Exercise prompt: From the listing below, extract each line containing the string "source".

* Begin Given data *

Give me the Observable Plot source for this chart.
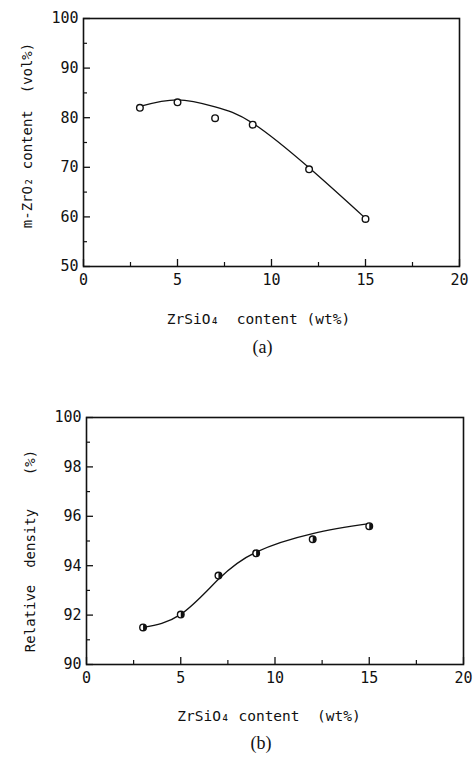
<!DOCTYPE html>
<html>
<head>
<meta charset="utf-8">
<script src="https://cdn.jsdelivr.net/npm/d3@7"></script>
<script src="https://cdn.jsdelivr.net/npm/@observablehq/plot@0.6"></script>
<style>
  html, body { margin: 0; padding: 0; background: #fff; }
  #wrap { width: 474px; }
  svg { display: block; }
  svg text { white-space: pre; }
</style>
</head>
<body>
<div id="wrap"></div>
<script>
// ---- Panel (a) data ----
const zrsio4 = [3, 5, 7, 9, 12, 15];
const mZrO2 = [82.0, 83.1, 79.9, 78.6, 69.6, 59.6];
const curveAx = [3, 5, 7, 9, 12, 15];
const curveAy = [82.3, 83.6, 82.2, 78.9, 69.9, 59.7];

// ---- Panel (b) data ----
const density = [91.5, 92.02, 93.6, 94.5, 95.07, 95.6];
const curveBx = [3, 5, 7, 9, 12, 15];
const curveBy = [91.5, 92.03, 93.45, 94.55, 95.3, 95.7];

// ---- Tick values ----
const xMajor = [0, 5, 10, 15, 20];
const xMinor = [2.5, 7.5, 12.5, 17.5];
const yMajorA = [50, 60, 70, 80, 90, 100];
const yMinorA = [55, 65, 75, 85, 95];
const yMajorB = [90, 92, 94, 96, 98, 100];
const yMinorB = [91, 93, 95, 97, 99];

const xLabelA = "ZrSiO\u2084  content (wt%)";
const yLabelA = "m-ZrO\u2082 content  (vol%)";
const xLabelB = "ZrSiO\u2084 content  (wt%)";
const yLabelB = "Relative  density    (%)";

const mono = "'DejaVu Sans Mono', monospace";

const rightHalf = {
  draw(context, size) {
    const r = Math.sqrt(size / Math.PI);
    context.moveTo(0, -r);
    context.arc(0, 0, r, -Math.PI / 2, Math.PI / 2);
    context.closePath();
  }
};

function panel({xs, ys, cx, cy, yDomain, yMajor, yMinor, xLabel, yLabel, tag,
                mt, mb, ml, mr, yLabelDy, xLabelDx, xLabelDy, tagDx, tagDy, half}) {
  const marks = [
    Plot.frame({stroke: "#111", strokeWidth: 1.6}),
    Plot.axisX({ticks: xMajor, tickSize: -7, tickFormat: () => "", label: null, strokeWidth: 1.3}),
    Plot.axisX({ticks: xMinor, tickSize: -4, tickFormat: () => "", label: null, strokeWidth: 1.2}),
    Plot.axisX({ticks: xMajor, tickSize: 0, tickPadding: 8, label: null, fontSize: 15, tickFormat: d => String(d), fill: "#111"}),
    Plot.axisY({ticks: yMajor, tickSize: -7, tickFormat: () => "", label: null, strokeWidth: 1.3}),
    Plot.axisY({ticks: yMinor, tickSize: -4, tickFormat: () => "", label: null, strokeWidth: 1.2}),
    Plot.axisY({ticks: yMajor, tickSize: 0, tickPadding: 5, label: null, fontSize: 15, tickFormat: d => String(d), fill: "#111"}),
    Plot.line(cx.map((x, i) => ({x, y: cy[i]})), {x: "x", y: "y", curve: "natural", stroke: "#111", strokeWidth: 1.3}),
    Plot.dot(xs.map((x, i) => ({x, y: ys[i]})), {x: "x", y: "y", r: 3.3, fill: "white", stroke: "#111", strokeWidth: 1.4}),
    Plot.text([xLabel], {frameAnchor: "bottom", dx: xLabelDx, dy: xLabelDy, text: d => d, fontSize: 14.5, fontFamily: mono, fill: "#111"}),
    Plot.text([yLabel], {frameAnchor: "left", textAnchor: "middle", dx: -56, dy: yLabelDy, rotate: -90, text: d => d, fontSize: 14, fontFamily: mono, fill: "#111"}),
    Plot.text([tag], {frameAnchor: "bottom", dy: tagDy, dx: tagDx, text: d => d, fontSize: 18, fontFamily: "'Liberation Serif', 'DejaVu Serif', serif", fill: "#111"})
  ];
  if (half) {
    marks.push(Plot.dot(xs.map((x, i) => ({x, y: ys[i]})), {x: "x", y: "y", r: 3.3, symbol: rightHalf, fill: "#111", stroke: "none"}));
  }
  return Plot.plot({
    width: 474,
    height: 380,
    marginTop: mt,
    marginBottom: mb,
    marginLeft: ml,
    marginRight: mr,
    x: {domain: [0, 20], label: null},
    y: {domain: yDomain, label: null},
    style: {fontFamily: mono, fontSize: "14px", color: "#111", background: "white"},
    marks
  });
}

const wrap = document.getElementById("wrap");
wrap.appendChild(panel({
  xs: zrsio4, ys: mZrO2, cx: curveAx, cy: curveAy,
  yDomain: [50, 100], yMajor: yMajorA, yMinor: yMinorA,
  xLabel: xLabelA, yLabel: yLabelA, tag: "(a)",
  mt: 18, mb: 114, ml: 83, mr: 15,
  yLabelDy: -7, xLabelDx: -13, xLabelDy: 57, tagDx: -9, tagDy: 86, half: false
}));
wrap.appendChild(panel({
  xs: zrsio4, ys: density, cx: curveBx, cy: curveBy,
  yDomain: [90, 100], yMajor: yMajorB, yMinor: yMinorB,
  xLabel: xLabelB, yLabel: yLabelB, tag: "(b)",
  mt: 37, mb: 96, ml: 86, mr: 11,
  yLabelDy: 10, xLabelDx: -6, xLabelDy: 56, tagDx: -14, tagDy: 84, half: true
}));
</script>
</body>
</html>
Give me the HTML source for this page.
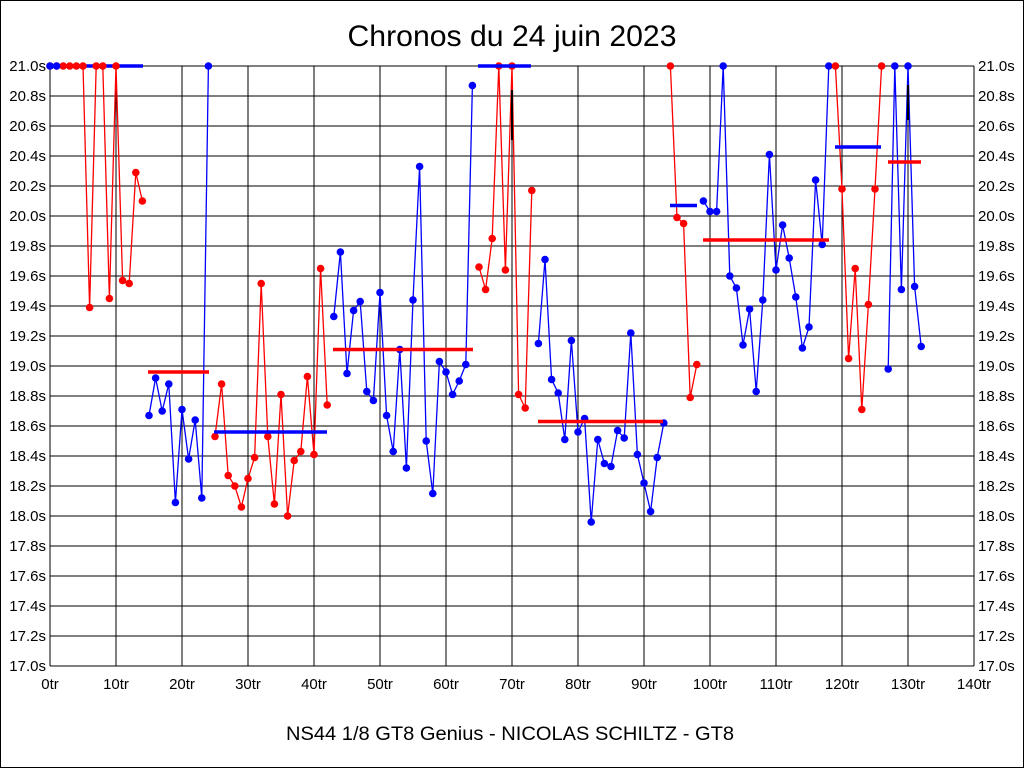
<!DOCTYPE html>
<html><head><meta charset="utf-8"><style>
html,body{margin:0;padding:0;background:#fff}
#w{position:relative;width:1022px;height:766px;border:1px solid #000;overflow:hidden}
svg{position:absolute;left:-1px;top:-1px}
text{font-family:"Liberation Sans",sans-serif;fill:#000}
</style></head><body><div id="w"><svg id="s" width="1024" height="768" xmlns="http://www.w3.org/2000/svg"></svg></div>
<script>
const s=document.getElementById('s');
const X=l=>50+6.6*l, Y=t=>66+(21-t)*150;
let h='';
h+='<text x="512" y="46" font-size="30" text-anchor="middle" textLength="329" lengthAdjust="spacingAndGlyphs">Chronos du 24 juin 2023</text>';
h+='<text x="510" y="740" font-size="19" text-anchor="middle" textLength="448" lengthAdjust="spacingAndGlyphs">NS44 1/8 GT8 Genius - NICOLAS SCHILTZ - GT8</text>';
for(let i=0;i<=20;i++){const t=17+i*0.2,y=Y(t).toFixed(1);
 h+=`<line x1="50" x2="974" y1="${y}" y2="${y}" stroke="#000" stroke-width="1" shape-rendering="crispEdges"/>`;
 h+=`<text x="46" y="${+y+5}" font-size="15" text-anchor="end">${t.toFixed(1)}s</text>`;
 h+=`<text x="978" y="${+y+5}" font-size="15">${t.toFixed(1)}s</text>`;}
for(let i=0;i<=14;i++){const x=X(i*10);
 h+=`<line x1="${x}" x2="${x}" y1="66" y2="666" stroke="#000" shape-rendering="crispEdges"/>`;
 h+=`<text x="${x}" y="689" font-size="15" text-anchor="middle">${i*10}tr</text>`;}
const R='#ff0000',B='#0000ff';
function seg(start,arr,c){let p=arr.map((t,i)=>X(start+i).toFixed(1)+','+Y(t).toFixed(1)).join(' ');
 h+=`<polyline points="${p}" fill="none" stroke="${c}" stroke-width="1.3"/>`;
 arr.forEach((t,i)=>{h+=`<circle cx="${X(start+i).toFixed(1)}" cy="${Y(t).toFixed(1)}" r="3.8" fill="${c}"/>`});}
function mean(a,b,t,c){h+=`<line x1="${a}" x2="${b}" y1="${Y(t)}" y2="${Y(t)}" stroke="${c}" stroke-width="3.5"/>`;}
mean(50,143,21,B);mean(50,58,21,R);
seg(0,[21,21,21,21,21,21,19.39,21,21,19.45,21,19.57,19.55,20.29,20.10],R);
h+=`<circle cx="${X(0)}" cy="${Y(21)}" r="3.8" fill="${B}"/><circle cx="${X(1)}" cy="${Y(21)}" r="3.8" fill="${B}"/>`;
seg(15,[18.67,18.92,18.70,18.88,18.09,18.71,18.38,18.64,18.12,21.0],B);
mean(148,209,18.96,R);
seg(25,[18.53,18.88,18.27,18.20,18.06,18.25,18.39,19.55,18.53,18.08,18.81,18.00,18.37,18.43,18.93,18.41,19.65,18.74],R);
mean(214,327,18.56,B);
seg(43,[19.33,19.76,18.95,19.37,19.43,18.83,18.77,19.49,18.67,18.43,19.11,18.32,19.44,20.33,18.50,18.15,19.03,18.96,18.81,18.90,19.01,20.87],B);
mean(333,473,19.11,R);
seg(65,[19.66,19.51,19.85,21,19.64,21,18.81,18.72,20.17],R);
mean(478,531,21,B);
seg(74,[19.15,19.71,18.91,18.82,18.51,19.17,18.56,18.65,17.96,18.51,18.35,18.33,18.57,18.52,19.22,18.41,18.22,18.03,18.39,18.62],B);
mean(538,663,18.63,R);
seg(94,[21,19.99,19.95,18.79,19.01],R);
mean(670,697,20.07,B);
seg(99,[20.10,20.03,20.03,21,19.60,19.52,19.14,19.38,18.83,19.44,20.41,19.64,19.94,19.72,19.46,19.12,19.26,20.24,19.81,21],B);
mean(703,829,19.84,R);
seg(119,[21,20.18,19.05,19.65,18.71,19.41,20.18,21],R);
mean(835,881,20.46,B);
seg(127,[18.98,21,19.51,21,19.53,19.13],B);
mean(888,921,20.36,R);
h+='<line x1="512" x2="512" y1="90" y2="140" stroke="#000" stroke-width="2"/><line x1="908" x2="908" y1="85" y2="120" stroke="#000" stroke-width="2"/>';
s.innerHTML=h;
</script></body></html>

* End Given data *

Answer to the task:
Give me the Observable Plot source for this chart.
Give me the HTML source for this page.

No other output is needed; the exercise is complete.